EXERCISE BRIEF: Locate each line in the records containing "with". Copy it.

** start of DATASET RECORDS **

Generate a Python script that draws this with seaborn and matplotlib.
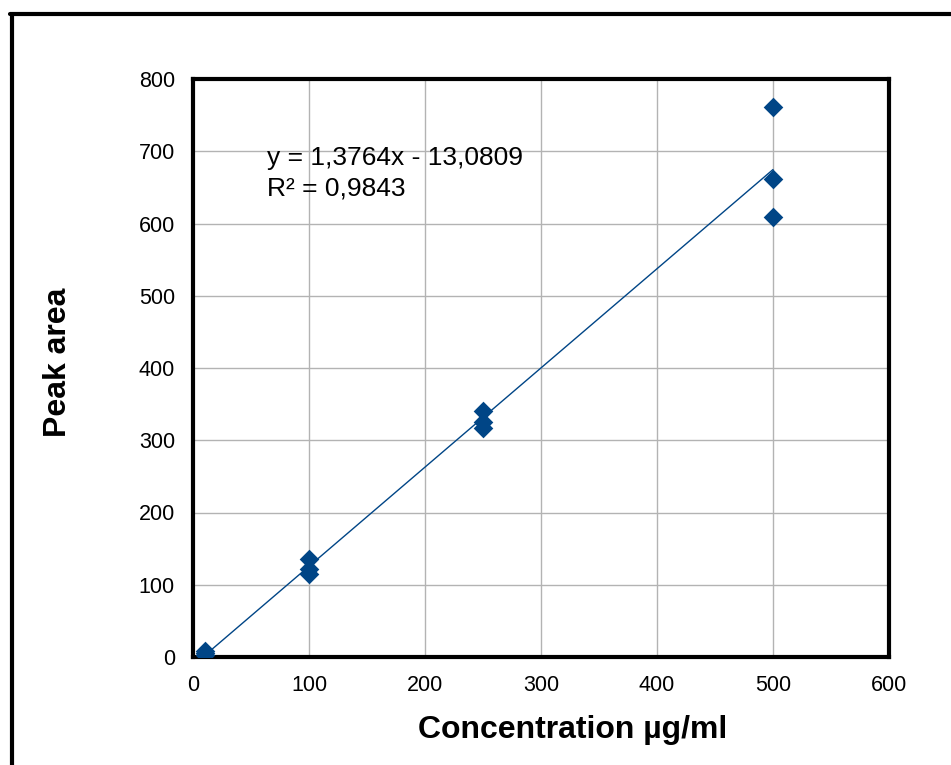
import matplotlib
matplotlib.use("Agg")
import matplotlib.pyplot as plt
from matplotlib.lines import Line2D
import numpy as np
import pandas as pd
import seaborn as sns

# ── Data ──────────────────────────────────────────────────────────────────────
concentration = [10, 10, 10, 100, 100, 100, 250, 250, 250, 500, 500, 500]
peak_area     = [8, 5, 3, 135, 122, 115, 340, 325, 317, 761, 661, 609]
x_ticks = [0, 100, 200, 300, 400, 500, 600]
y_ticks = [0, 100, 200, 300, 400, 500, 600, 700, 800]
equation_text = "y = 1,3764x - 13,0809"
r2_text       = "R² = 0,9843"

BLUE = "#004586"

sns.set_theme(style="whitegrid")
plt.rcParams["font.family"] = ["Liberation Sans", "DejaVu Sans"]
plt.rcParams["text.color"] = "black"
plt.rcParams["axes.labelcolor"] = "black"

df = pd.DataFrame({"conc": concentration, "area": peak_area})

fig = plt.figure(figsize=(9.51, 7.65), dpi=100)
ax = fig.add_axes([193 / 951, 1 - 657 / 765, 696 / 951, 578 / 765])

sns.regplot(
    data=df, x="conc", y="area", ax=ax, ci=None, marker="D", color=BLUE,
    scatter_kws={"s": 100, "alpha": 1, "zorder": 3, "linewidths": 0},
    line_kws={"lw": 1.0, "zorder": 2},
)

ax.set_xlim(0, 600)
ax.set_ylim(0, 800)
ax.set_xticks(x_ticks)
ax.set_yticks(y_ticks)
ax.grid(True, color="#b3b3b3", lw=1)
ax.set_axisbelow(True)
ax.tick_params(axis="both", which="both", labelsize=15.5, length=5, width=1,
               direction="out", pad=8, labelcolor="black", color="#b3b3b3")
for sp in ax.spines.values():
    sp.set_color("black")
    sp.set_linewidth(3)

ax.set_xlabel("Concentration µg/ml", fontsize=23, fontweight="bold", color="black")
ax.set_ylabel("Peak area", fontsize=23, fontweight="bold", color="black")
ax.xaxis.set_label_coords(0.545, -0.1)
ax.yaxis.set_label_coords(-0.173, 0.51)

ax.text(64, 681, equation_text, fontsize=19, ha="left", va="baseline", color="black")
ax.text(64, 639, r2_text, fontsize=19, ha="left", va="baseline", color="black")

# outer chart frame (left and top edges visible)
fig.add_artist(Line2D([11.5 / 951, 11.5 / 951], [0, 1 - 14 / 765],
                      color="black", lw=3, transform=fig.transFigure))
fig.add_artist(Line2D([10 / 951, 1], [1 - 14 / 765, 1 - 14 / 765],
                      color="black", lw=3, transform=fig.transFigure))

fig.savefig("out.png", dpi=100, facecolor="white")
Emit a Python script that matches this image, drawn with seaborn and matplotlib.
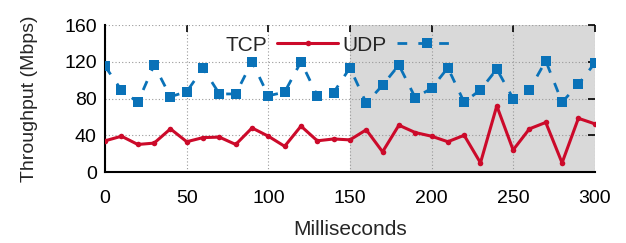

** end of DATASET RECORDS **

ANSWER TO THIS PROBLEM:
Generate a Python script that draws this with seaborn and matplotlib.
Emit a Python script that matches this image, drawn with seaborn and matplotlib.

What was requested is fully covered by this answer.